Bradley Says Provodnikov Hits Harder Than Pacquiao


    484512503.0The Cosmopolitan in Las Vegas, Nevada will be the site at which Timothy Bradley(31-1, 12 KOs) hopes to erase the stain of his first official career defeat. Almost eight months to the day after losing his WBO welterweight title to Manny Pacquiao in the rematch of a highly debated scrap that took place in 2012. Bradley hopes to use the Argentine, Diego Chaves (23-2, 19 KO’s) as a springboard back to the very highest level.

    Taking questions on the eve of his match with Chaves, Bradley was asked to rate the power of the two opponents who have given him the most notable fights of his career, Pacquiao and Ruslan Provodnikov.

    “[Pacquiao is] probably like an eight. I think the biggest puncher I’ve been in there with is Ruslan Provodnikov. He’s like a ten. Ruslan Provodnikov can punch man. Pacquiao, he can punch. He just has those blows that keep you still, you know what I mean? [It’s] like boom,” adding in his best impersonation of a bobble-head doll, “And for a minute you like ooooo. You know what I’m saying? Then the follow up punches are the ones that hit you.”

    He then turned the spotlight to face himself to assess his own power. His knockout percentage does not scream out murderous puncher at under forty percent, but he has had sufficient pop to keep some real maulers at bay, which is enough if you have the skills to work within those perimeters. Everyone should agree that Bradley falls in to that category.

    “I think my power has shown up in the last couple of fights I’ve had. I was able to rock Marquez with a left hook and I was able to hurt Manny Pacquiao with a right hand and some body shots as well. He was hurt several times in that fight. I think I’m developing better as a fighter.”

    He then offered some frank insight as to why he may have been unable to stop a larger proportion of past opponents, and it didn’t sound as if he was making any excuses either.

    “I think that as we get older we start maturing and start seeing different things, and probably for me, technique-wise, that’s where I lack. I’m always looking to get out instead of planting [my feet] and I’m always looking to be defensive. I think that has a lot to do with the punching power but I know it’s there.
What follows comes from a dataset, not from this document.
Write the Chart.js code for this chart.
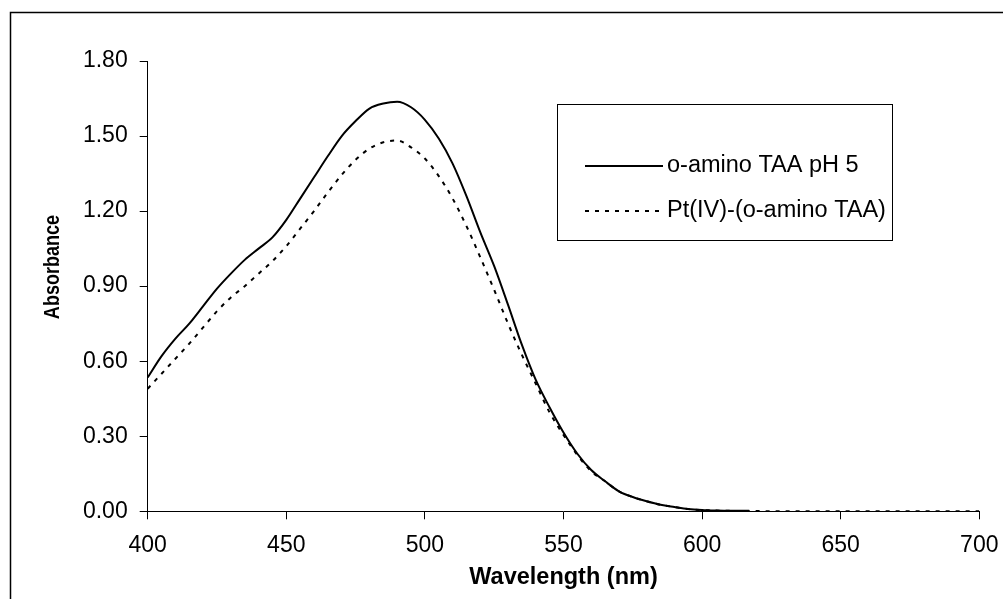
<!DOCTYPE html>
<html><head><meta charset="utf-8">
<script src="https://cdn.jsdelivr.net/npm/chart.js@4/dist/chart.umd.min.js"></script>
<style>html,body{margin:0;padding:0;background:#fff}canvas{display:block}</style>
</head><body>
<canvas id="c" width="1003" height="599"></canvas>
<script>
// ---- data ----
const seriesNames = ['o-amino TAA pH 5', 'Pt(IV)-(o-amino TAA)'];
const xTitle = 'Wavelength (nm)';
const yTitle = 'Absorbance';
const xTicks = [400, 450, 500, 550, 600, 650, 700];
const yTicks = [0, 0.3, 0.6, 0.9, 1.2, 1.5, 1.8];

const wavelengthsA = [400,405,410,415,420,425,430,435,440,445,450,455,460,465,470,475,480,485,490,495,500,505,510,515,520,525,530,535,540,545,550,555,560,565,570,575,580,585,590,595,600,605,610,617];
const absorbanceA  = [0.535,0.62,0.69,0.75,0.82,0.89,0.95,1.005,1.05,1.095,1.165,1.25,1.335,1.42,1.50,1.56,1.61,1.63,1.637,1.615,1.565,1.49,1.39,1.26,1.115,0.98,0.825,0.665,0.525,0.415,0.315,0.23,0.165,0.12,0.08,0.057,0.04,0.026,0.017,0.009,0.005,0.003,0.002,0.002];

const wavelengthsB = [400,405,410,415,420,425,430,435,440,445,450,455,460,465,470,475,480,485,490,495,500,505,510,515,520,525,530,535,540,545,550,555,560,565,570,575,580,585,590,595,600,605,610,617,650,700];
const absorbanceB  = [0.49,0.55,0.61,0.67,0.735,0.80,0.855,0.90,0.95,1.00,1.06,1.13,1.20,1.275,1.345,1.405,1.45,1.475,1.482,1.455,1.41,1.34,1.25,1.14,1.015,0.885,0.75,0.625,0.51,0.395,0.305,0.225,0.16,0.12,0.08,0.057,0.04,0.026,0.017,0.009,0.005,0.003,0.002,0.001,0,0];

const FONT = '"Liberation Sans", Arial, sans-serif';

function toPoints(xs, ys) { return xs.map((x, i) => ({x: x, y: ys[i]})); }

const decor = {
  id: 'decor',
  beforeDraw(chart) {
    const ctx = chart.ctx;
    ctx.save();
    ctx.fillStyle = '#fff';
    ctx.fillRect(0, 0, chart.width, chart.height);
    ctx.strokeStyle = '#000';
    ctx.lineWidth = 1.5;
    ctx.beginPath();
    ctx.moveTo(10.5, chart.height);
    ctx.lineTo(10.5, 12.5);
    ctx.lineTo(chart.width, 12.5);
    ctx.stroke();
    ctx.restore();
  },
  afterDraw(chart) {
    const ctx = chart.ctx;
    ctx.save();
    // y-axis title
    ctx.translate(53, 267);
    ctx.rotate(-Math.PI / 2);
    ctx.scale(0.82, 1);
    ctx.font = 'bold 22px ' + FONT;
    ctx.fillStyle = '#000';
    ctx.textAlign = 'center';
    ctx.textBaseline = 'middle';
    ctx.fillText(yTitle, 0, 0);
    ctx.restore();

    // legend
    ctx.save();
    ctx.fillStyle = '#fff';
    ctx.fillRect(557.5, 104.5, 335, 136);
    ctx.strokeStyle = '#000';
    ctx.lineWidth = 1;
    ctx.strokeRect(557.5, 104.5, 335, 136);
    const rows = [166, 211];
    chart.data.datasets.forEach((ds, i) => {
      ctx.beginPath();
      ctx.setLineDash(ds.borderDash || []);
      ctx.lineWidth = ds.borderWidth;
      ctx.strokeStyle = ds.borderColor;
      ctx.moveTo(585, rows[i]);
      ctx.lineTo(663, rows[i]);
      ctx.stroke();
      ctx.setLineDash([]);
      ctx.font = '23.5px ' + FONT;
      ctx.fillStyle = '#000';
      ctx.textAlign = 'left';
      ctx.textBaseline = 'middle';
      ctx.fillText(ds.label, 667, rows[i]);
    });
    ctx.restore();
  }
};

new Chart(document.getElementById('c'), {
  type: 'line',
  data: {
    datasets: [
      {label: seriesNames[0], data: toPoints(wavelengthsA, absorbanceA), borderColor: '#000', borderWidth: 2, pointRadius: 0, fill: false, cubicInterpolationMode: 'monotone'},
      {label: seriesNames[1], data: toPoints(wavelengthsB, absorbanceB), borderColor: '#000', borderWidth: 2, borderDash: [4, 6], pointRadius: 0, fill: false, cubicInterpolationMode: 'monotone'}
    ]
  },
  options: {
    responsive: false,
    animation: false,
    events: [],
    layout: {padding: {top: 61, right: 23.7, bottom: 0, left: 0}},
    plugins: {legend: {display: false}, tooltip: {enabled: false}},
    scales: {
      x: {
        type: 'linear', min: 400, max: 700,
        afterBuildTicks: s => { s.ticks = xTicks.map(v => ({value: v})); },
        afterFit: s => { s.height = 599 - 511.3; s.paddingLeft = 0; s.paddingRight = 0; },
        ticks: {color: '#000', font: {family: FONT, size: 23}, padding: 13, maxRotation: 0},
        grid: {display: true, drawOnChartArea: false, drawTicks: true, tickLength: 8, color: '#000', lineWidth: 1},
        border: {display: true, color: '#000', width: 1},
        title: {display: true, text: xTitle, color: '#000', font: {family: FONT, size: 23.5, weight: 'bold'}, padding: {top: 0, bottom: 7}}
      },
      y: {
        type: 'linear', min: 0, max: 1.8,
        afterBuildTicks: s => { s.ticks = yTicks.map(v => ({value: v})); },
        afterFit: s => { s.width = 147.7; s.paddingTop = 0; s.paddingBottom = 0; },
        ticks: {color: '#000', font: {family: FONT, size: 23}, padding: 12, callback: v => v.toFixed(2)},
        grid: {display: true, drawOnChartArea: false, drawTicks: true, tickLength: 8, color: '#000', lineWidth: 1},
        border: {display: true, color: '#000', width: 1}
      }
    }
  },
  plugins: [decor]
});
</script>
</body></html>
I know I have it.”

    You will not hear many top fighters break down the flaws in their own game with such apparent nonchalance. I’m not sure whether that speaks for an extraordinary will of self-belief he has within himself or that he just doesn’t care who hears it. Either way his next assignment is far beneath the realm in which he has been existing for the past five years. Chaves is a sturdy fighter who manages to intersperse illegal tactics between sporadic bursts of quality punching. Most fans will only know him from his stoppage loss to Keith Thurman and getting disqualified against Brandon Rios. He is levels below Bradley and the result on the night should reflect that, especially if Bradley unearths more of that dormant power in his fists.